Sementara itu, proyek gasifikasi batu bara PTBA menjadi DME akan tercantum sebagai Proyek Strategis Nasional dalam Perpres No. 109 Tahun 2020 tanggal 20 November 2020. Selain itu, peletakan batu pertama (groundbreaking) telah dilakukan oleh Presiden Joko Widodo pada 24 Januari 2022.
Proyek ini diperkirakan akan rampung pada triwulan IV 2027. Meskipun peletakan batu pertama dilakukan pada Januari 2022, terdapat penyesuaian jadwal setelah mundurnya salah satu investor, yang menyebabkan waktu penyelesaian proyek diperpanjang hingga 2027.
Penggunaan DME berpotensi mengurangi ketergantungan pada impor LPG, yang hingga saat ini mencapai sekitar 70 persen dari total kebutuhan nasional. Jumlah ini setara dengan kurang lebih tujuh juta ton per tahun. Selain itu, Indonesia memiliki stok batu bara yang sangat melimpah, sehingga dapat mendukung dan memastikan pasokan bahan baku DME untuk jangka panjang.
Proyek yang telah diresmikan oleh Presiden ke-7 RI, Joko Widodo, ini membutuhkan investasi sekitar 2 miliar dolar AS untuk menghasilkan metanol, yang kemudian akan diubah menjadi DME dan direncanakan untuk menggantikan impor LPG di Indonesia.

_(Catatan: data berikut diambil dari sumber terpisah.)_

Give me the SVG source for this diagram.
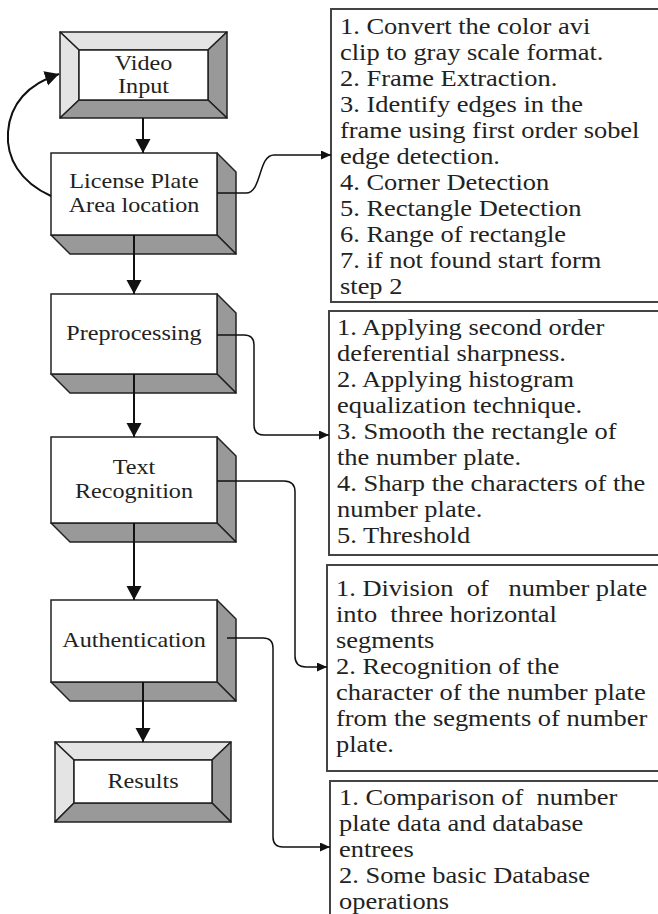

Namun, saat itu Institute for Energy Economics and Financial Analysis (IEEFA) memperkirakan bahwa biaya produksi DME akan hampir dua kali lipat dari harga impor LPG pada periode yang sama. Biaya produksi DME diperkirakan sebesar 470 dolar AS per ton, sementara harga impor LPG saat ini lebih rendah. Hal ini menjadikan penggantian LPG dengan DME secara ekonomi tidak masuk akal.